OBJECTIVE: Repeat exactly the stretch of lines from the line containing "Give me the Plotly source for this chart." through the line containing "ph_ = H - MT - MB", both included, and nothing else.

RECORDS FOR THIS TASK:
+---+

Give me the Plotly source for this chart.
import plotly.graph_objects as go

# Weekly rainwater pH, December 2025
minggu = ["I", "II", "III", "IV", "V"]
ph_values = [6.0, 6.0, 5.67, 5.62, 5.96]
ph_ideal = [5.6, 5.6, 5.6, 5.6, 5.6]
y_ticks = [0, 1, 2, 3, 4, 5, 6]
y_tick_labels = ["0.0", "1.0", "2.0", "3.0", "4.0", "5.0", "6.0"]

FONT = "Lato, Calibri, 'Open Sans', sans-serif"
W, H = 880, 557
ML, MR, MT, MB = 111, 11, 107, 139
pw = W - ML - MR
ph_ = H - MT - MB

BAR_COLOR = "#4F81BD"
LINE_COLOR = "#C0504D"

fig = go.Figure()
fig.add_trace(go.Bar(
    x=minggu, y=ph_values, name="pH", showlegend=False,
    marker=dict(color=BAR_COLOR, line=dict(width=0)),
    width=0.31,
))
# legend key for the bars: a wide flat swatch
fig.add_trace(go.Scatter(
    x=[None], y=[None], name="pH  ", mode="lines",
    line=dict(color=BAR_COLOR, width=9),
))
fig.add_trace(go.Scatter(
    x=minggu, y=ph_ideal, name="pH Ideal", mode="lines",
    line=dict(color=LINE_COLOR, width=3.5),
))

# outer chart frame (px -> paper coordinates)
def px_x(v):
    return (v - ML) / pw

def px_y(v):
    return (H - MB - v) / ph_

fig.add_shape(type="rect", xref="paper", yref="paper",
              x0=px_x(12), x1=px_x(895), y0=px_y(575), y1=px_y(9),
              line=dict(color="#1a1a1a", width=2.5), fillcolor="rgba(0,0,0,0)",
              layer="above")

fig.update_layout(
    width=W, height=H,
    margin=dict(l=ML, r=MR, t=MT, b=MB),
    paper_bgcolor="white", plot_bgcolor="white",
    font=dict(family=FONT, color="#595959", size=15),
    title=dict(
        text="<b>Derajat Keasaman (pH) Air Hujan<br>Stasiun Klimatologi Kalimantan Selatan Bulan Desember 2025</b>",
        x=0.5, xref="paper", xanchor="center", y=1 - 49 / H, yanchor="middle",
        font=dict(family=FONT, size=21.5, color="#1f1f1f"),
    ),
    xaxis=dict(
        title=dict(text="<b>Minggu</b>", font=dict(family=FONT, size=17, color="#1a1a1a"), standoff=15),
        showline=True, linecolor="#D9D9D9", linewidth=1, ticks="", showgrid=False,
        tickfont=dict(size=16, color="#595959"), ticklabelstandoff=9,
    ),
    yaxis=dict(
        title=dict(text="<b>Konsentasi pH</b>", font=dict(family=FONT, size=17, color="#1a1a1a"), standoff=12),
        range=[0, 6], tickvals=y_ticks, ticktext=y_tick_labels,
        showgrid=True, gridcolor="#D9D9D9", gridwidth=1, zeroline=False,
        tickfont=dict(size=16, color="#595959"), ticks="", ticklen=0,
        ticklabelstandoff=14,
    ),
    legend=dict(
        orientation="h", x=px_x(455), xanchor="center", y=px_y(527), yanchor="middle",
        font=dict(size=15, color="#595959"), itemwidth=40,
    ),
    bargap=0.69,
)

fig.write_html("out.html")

+---+

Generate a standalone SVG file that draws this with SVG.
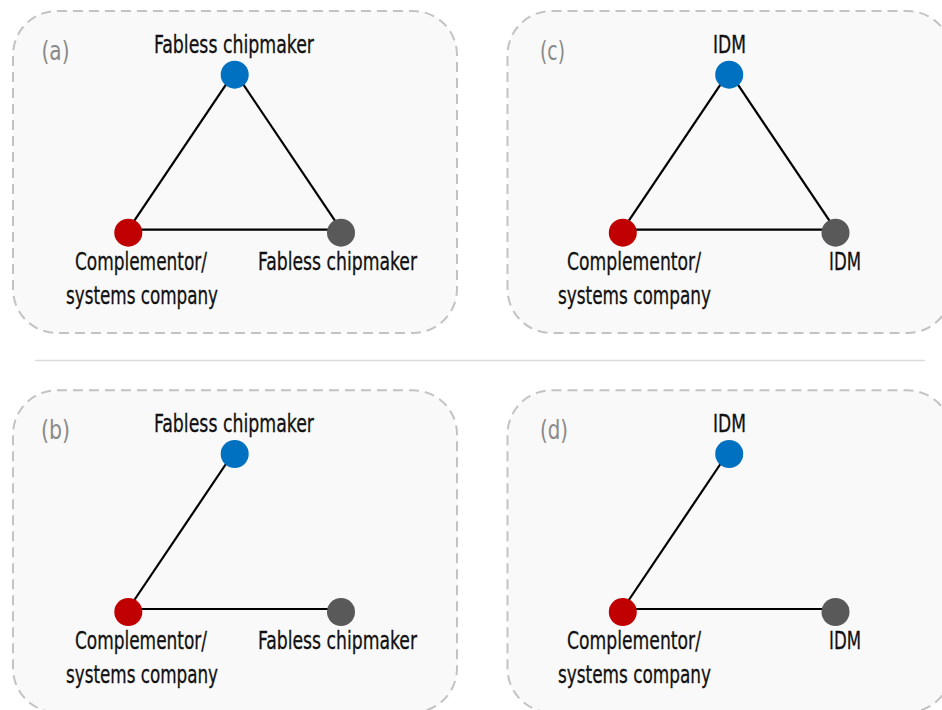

+---+

FULL ANSWER:
Give me the Plotly source for this chart.
import plotly.graph_objects as go

# Weekly rainwater pH, December 2025
minggu = ["I", "II", "III", "IV", "V"]
ph_values = [6.0, 6.0, 5.67, 5.62, 5.96]
ph_ideal = [5.6, 5.6, 5.6, 5.6, 5.6]
y_ticks = [0, 1, 2, 3, 4, 5, 6]
y_tick_labels = ["0.0", "1.0", "2.0", "3.0", "4.0", "5.0", "6.0"]

FONT = "Lato, Calibri, 'Open Sans', sans-serif"
W, H = 880, 557
ML, MR, MT, MB = 111, 11, 107, 139
pw = W - ML - MR
ph_ = H - MT - MB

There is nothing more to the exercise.